Saturday, March 05, 2011

Spa Day with Food




Okay, so now it's March. The month that boasts of all things, St. Patrick's Day. 

As the month of February ended, a couple of thoughts went through my mind. One of them being, one of the essential reasons why I choose to go solo. The peace of mind that comes from dictating where to go and what happens where you are.

Patti Stanger, the millionaire matchmaker said, "Women if they really want to meet someone, need to learn to go out on their own - do not take your "ammunition" with you. Men are afraid to approach a woman if she's surrounded by a whole bunch of people."
Truer words have never been spoken. When I heard that I thought, she must have read my blog. More power to the solo traveler. 

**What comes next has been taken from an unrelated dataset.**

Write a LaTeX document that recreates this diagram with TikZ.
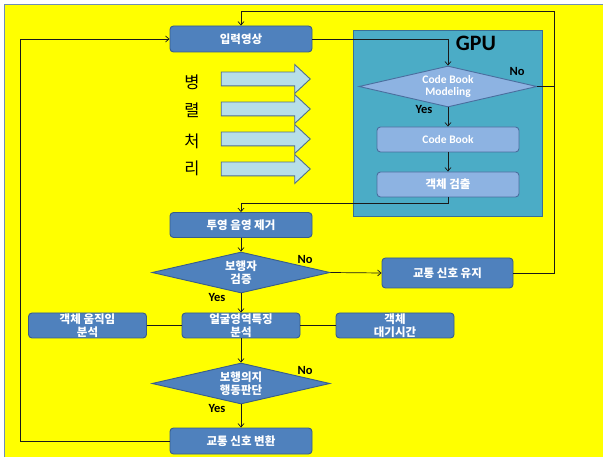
\documentclass[tikz,border=0pt]{standalone}
\usepackage{fontspec}
\setmainfont{Carlito}
\newfontfamily\kr{Noto Sans CJK KR}
\usetikzlibrary{shapes.geometric,shapes.arrows,arrows.meta}

\definecolor{bg}{HTML}{FFFF00}
\definecolor{frameline}{HTML}{6F8FB5}
\definecolor{boxblue}{HTML}{4F81BD}
\definecolor{boxedge}{HTML}{385D8A}
\definecolor{gpufill}{HTML}{4BACC6}
\definecolor{gpuedge}{HTML}{3A6F96}
\definecolor{lightbox}{HTML}{8DB3E2}
\definecolor{lightedge}{HTML}{4A6E9E}
\definecolor{arrowfill}{HTML}{B7DEE8}
\definecolor{arrowedge}{HTML}{4F6E8C}
\definecolor{wire}{HTML}{1A1A1A}

\tikzset{
  procbox/.style={rectangle, rounded corners=3.5pt, draw=boxedge, fill=boxblue,
    line width=0.9pt, text=white, align=center, inner sep=0pt,
    font=\kr\bfseries\fontsize{11.5}{12.5}\selectfont},
  gpubox/.style={procbox, draw=lightedge, fill=lightbox},
  decision/.style={diamond, aspect=4.3, draw=boxedge, fill=boxblue, line width=0.9pt,
    text=white, align=center, inner sep=0pt, minimum width=178pt, minimum height=41pt,
    font=\kr\bfseries\fontsize{11.5}{12.5}\selectfont},
  tag/.style={font=\bfseries\fontsize{12.5}{13}\selectfont, text=black, inner sep=0pt},
  flow/.style={draw=wire, line width=0.7pt},
  go/.style={flow, -{Straight Barb[length=3.5pt,width=6pt]}},
  fatarrow/.style={single arrow, draw=arrowedge, fill=arrowfill, line width=0.9pt,
    minimum height=89pt, inner xsep=0pt, inner ysep=6.5pt,
    single arrow head extend=7.5pt, single arrow tip angle=86},
  par/.style={font=\kr\fontsize{16.5}{18}\selectfont, text=black, inner sep=0pt}
}

\begin{document}
\begin{tikzpicture}[x=1pt,y=-1pt]
\useasboundingbox (0,0) rectangle (603,457);
\fill[white] (0,0) rectangle (603,457);
\fill[bg] (4,5) rectangle (603,457);
\draw[frameline, line width=1pt] (4,457) -- (4,5) -- (603,5);

% GPU region
\node[draw=gpuedge, fill=gpufill, line width=1pt, minimum width=189pt, minimum height=186pt,
      inner sep=0pt] (gpu) at (447.5,124) {};
\node[font=\bfseries\fontsize{22}{23}\selectfont, inner sep=0pt] (gputitle) at (476,43) {GPU};

% main column
\node[procbox, minimum width=142pt, minimum height=26pt] (in) at (241,39) {입력영상};
\node[procbox, minimum width=142pt, minimum height=25pt] (shadow) at (241,225) {투영 음영 제거};
\node[decision] (ped) at (241,272.5) {보행자\\검증};
\node[procbox, minimum width=131pt, minimum height=30pt] (keep) at (447.5,273) {교통 신호 유지};
\node[procbox, minimum width=118pt, minimum height=25pt] (face) at (241,325.5) {얼굴영역특징\\분석};
\node[procbox, minimum width=118pt, minimum height=25pt] (motion) at (87.5,325.5) {객체 움직임\\분석};
\node[procbox, minimum width=118pt, minimum height=25pt] (wait) at (395,325.5) {객체\\대기시간};
\node[decision] (intent) at (241,383.5) {보행의지\\행동판단};
\node[procbox, minimum width=142pt, minimum height=26pt] (switch) at (241,441) {교통 신호 변환};

% inside GPU
\node[decision, draw=lightedge, fill=lightbox,
      font=\bfseries\fontsize{11.5}{12.5}\selectfont] (cbm) at (448,86.5) {Code Book\\Modeling};
\node[gpubox, minimum width=142pt, minimum height=25pt,
      font=\bfseries\fontsize{11.5}{12.5}\selectfont] (cb) at (448,139.5) {Code Book};
\node[gpubox, minimum width=142pt, minimum height=25pt] (det) at (448,184.5) {객체 검출};

% parallel processing arrows
\node[fatarrow] (a1) at (262,79) {};
\node[fatarrow] (a2) at (262,109) {};
\node[fatarrow] (a3) at (262,139) {};
\node[fatarrow] (a4) at (262,169) {};
\node[par] (p1) at (192,82) {병};
\node[par] (p2) at (192,110) {렬};
\node[par] (p3) at (192,141) {처};
\node[par] (p4) at (192,168) {리};

% branch labels
\node[tag] (cbmno) at (517,71) {No};
\node[tag] (cbmyes) at (424,109) {Yes};
\node[tag] (pedno) at (305,259) {No};
\node[tag] (pedyes) at (217,297) {Yes};
\node[tag] (intno) at (305,370) {No};
\node[tag] (intyes) at (217,408) {Yes};

% routing points
\coordinate (rt) at (554,11);
\coordinate (lb) at (20,39);

% connectors
\draw[go] (in.east) -| (cbm.north);
\draw[go] (cbm.south) -- (cb.north);
\draw[go] (cb.south) -- (det.north);
\draw[go] (det.south) -- ++(0,6) -| (shadow.north);
\draw[go] (cbm.east) -| (rt) -| (in.north);
\draw[go] (shadow.south) -- (ped.north);
\draw[go] (ped.east) -- (keep.west);
\draw[flow] (keep.east) -| (rt);
\draw[go] (ped.south) -- (face.north);
\draw[flow] (motion.east) -- (face.west);
\draw[flow] (face.east) -- (wait.west);
\draw[go] (face.south) -- (intent.north);
\draw[go] (intent.south) -- (switch.north);
\draw[go] (switch.west) -| (lb) -- (in.west);
\end{tikzpicture}
\end{document}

However, on occasion I find myself asking a girlfriend, who's probably sad or getting over a breakup, to accompany me when I go out. Because I am used to dictating where I go and what happens (good or bad), I am immediately on edge and I stay on edge all evening, unable to thoroughly enjoy myself. I keep wondering, "Is she having fun? No one's buying her a drink, is that bad? She's not enjoying the play, will she blame me? This place might be too low key (uppity, quiet, bourgeoisie or expensive) for her." The place might be any of those things, and I immediately think she is not having fun, thanks to me. So that mars my evening and I end up not having fun. I don't meet anyone because I spend the better part of my evening talking to her, trying to cheer her up, keeping her company. And no one really talks to us. It's just not a scene I like. 

So that makes reason number 5 (I think?) on why I choose to go solo: to take away the hassle of having to entertain and fuss over someone else's enjoyment level at said place. You already have so much to think about in life, why add someone else's fun factor to it?

Then, back to the expense.

Most times, I like to treat myself. I go out to a nice high-brow "fancy-schmancy" place and pay for dinner in a five star restaurant. Most of the men I date cannot afford to give me that, and that's fine, it's a bad economy, wouldn't want to give them the wrong impression. Some of us are spoiled and like to spoil ourselves, I am one of those people. I often think couples have their companionship to keep them company, me, I have my solo dinner treats. I don't do this regularly either, I do it when the mood and the budget allows. But when I do get to do it, I go solo because really, not many women want to pay out of pocket to take themselves out to a nice dinner (seriously, if you meet that lady, let me know) and I don't want that promising young man to have to break the bank wining and dining me. So it ends up being a solo journey.

The dinner itself is usually a quiet, utterly enjoyable meal. The food is superb, the company of strangers is often interesting and comforting sharing war stories and escapism chitchat, plus the ambiance just makes you feel so special. It's like a mini vacation from the routine of dive bars and chain restaurants. In the end, it's a spa day but with food. You meditate (feel ultra special) while you sip and dine on some of the best food and wine. It's one of those treats we all should afford ourselves and most especially, we should try to do it solo because you wouldn't want anyone to interrupt your thoughts while indulging. 

Once again, reason number 6 on why I choose to go solo: to spoil myself at my own expense and not feel guilty about it, or so I can indulge in an occasional Spay Day with Food!